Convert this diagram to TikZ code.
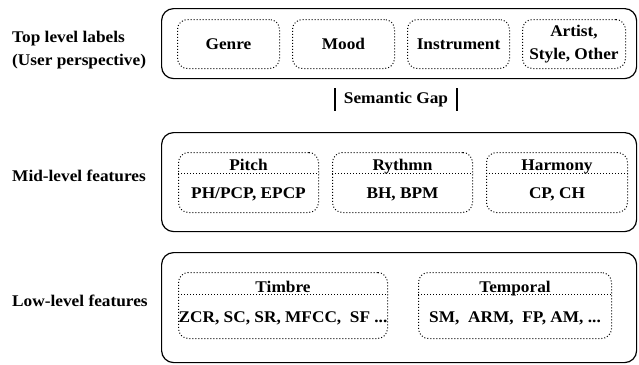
\documentclass[tikz,border=0pt]{standalone}
\usepackage{fontspec}
\setmainfont[FakeStretch=1.06]{Liberation Serif}
\usetikzlibrary{positioning}

\begin{document}
\begin{tikzpicture}[
  x=1pt,y=-1pt,
  font=\fontsize{16.3}{23.5}\selectfont\bfseries,
  node distance=12pt,
  layer/.style={draw,line width=1.2pt,rounded corners=12pt,minimum width=475pt,anchor=north west,inner sep=0pt},
  group/.style={draw,dotted,line width=1pt,rounded corners=10pt,inner sep=0pt,align=center},
  side/.style={anchor=west,align=left,inner sep=0pt},
  gapbar/.style={line width=1.6pt}
]
  \useasboundingbox (0,0) rectangle (639,364);

  % the three layers
  \node[layer,minimum height=70pt] (top) at (161,8) {};
  \node[layer,minimum height=99pt] (mid) at (161,132) {};
  \node[layer,minimum height=110pt] (low) at (161,252) {};

  \node[side] (toplabel) at (12,50) {Top level labels\\(User perspective)};
  \node[side] (midlabel) at (12,176) {Mid-level features};
  \node[side] (lowlabel) at (12,300.5) {Low-level features};

  % top level labels
  \node[group,anchor=north west,minimum width=102pt,minimum height=49pt] (genre) at (177,19) {Genre};
  \node[group,right=of genre,minimum width=102pt,minimum height=49pt] (mood) {Mood};
  \node[group,right=of mood,minimum width=102pt,minimum height=49pt] (instrument) {Instrument};
  \node[group,right=of instrument,minimum width=103pt,minimum height=49pt] (artist) {Artist,\\Style, Other};

  % semantic gap
  \node[inner xsep=9pt,inner ysep=0pt,minimum height=22pt] (gap) at (396,99.5) {Semantic Gap};
  \draw[gapbar] (gap.north west) -- (gap.south west);
  \draw[gapbar] (gap.north east) -- (gap.south east);

  % mid-level features
  \node[group,anchor=north west,minimum width=140pt,minimum height=60pt] (pitch) at (178,152) {};
  \node[group,right=13pt of pitch,minimum width=140pt,minimum height=60pt] (rythmn) {};
  \node[group,right=13pt of rythmn,minimum width=141pt,minimum height=60pt] (harmony) {};
  \foreach \g/\head/\body in {pitch/Pitch/{PH/PCP, EPCP},rythmn/Rythmn/{BH, BPM},harmony/Harmony/{CP, CH}} {
    \draw[dotted,line width=1pt] ([yshift=-21pt]\g.north west) -- ([yshift=-21pt]\g.north east);
    \node[anchor=base,inner sep=0pt] (\g head) at ([yshift=-18pt]\g.north) {\head};
    \node[anchor=base,inner sep=0pt] (\g body) at ([yshift=-46pt]\g.north) {\body};
  }

  % low-level features
  \node[group,anchor=north west,minimum width=209pt,minimum height=66pt] (timbre) at (178,272) {};
  \node[group,right=30pt of timbre,minimum width=193pt,minimum height=66pt] (temporal) {};
  \foreach \g/\head/\body in {timbre/Timbre/{ZCR, SC, SR, MFCC,\ \ SF ...},temporal/Temporal/{SM,\ \ ARM,\ \ FP, AM, ...}} {
    \draw[dotted,line width=1pt] ([yshift=-22pt]\g.north west) -- ([yshift=-22pt]\g.north east);
    \node[anchor=base,inner sep=0pt] (\g head) at ([yshift=-20pt]\g.north) {\head};
    \node[anchor=base,inner sep=0pt] (\g body) at ([yshift=-50pt]\g.north) {\body};
  }
\end{tikzpicture}
\end{document}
----------
Required task. Transcribe the listing in full. Omit the pictures and keep every line exact.

Worked solution.
Convert this diagram to TikZ code.
\documentclass[tikz,border=0pt]{standalone}
\usepackage{fontspec}
\setmainfont[FakeStretch=1.06]{Liberation Serif}
\usetikzlibrary{positioning}

\begin{document}
\begin{tikzpicture}[
  x=1pt,y=-1pt,
  font=\fontsize{16.3}{23.5}\selectfont\bfseries,
  node distance=12pt,
  layer/.style={draw,line width=1.2pt,rounded corners=12pt,minimum width=475pt,anchor=north west,inner sep=0pt},
  group/.style={draw,dotted,line width=1pt,rounded corners=10pt,inner sep=0pt,align=center},
  side/.style={anchor=west,align=left,inner sep=0pt},
  gapbar/.style={line width=1.6pt}
]
  \useasboundingbox (0,0) rectangle (639,364);

  % the three layers
  \node[layer,minimum height=70pt] (top) at (161,8) {};
  \node[layer,minimum height=99pt] (mid) at (161,132) {};
  \node[layer,minimum height=110pt] (low) at (161,252) {};

  \node[side] (toplabel) at (12,50) {Top level labels\\(User perspective)};
  \node[side] (midlabel) at (12,176) {Mid-level features};
  \node[side] (lowlabel) at (12,300.5) {Low-level features};

  % top level labels
  \node[group,anchor=north west,minimum width=102pt,minimum height=49pt] (genre) at (177,19) {Genre};
  \node[group,right=of genre,minimum width=102pt,minimum height=49pt] (mood) {Mood};
  \node[group,right=of mood,minimum width=102pt,minimum height=49pt] (instrument) {Instrument};
  \node[group,right=of instrument,minimum width=103pt,minimum height=49pt] (artist) {Artist,\\Style, Other};

  % semantic gap
  \node[inner xsep=9pt,inner ysep=0pt,minimum height=22pt] (gap) at (396,99.5) {Semantic Gap};
  \draw[gapbar] (gap.north west) -- (gap.south west);
  \draw[gapbar] (gap.north east) -- (gap.south east);

  % mid-level features
  \node[group,anchor=north west,minimum width=140pt,minimum height=60pt] (pitch) at (178,152) {};
  \node[group,right=13pt of pitch,minimum width=140pt,minimum height=60pt] (rythmn) {};
  \node[group,right=13pt of rythmn,minimum width=141pt,minimum height=60pt] (harmony) {};
  \foreach \g/\head/\body in {pitch/Pitch/{PH/PCP, EPCP},rythmn/Rythmn/{BH, BPM},harmony/Harmony/{CP, CH}} {
    \draw[dotted,line width=1pt] ([yshift=-21pt]\g.north west) -- ([yshift=-21pt]\g.north east);
    \node[anchor=base,inner sep=0pt] (\g head) at ([yshift=-18pt]\g.north) {\head};
    \node[anchor=base,inner sep=0pt] (\g body) at ([yshift=-46pt]\g.north) {\body};
  }

  % low-level features
  \node[group,anchor=north west,minimum width=209pt,minimum height=66pt] (timbre) at (178,272) {};
  \node[group,right=30pt of timbre,minimum width=193pt,minimum height=66pt] (temporal) {};
  \foreach \g/\head/\body in {timbre/Timbre/{ZCR, SC, SR, MFCC,\ \ SF ...},temporal/Temporal/{SM,\ \ ARM,\ \ FP, AM, ...}} {
    \draw[dotted,line width=1pt] ([yshift=-22pt]\g.north west) -- ([yshift=-22pt]\g.north east);
    \node[anchor=base,inner sep=0pt] (\g head) at ([yshift=-20pt]\g.north) {\head};
    \node[anchor=base,inner sep=0pt] (\g body) at ([yshift=-50pt]\g.north) {\body};
  }
\end{tikzpicture}
\end{document}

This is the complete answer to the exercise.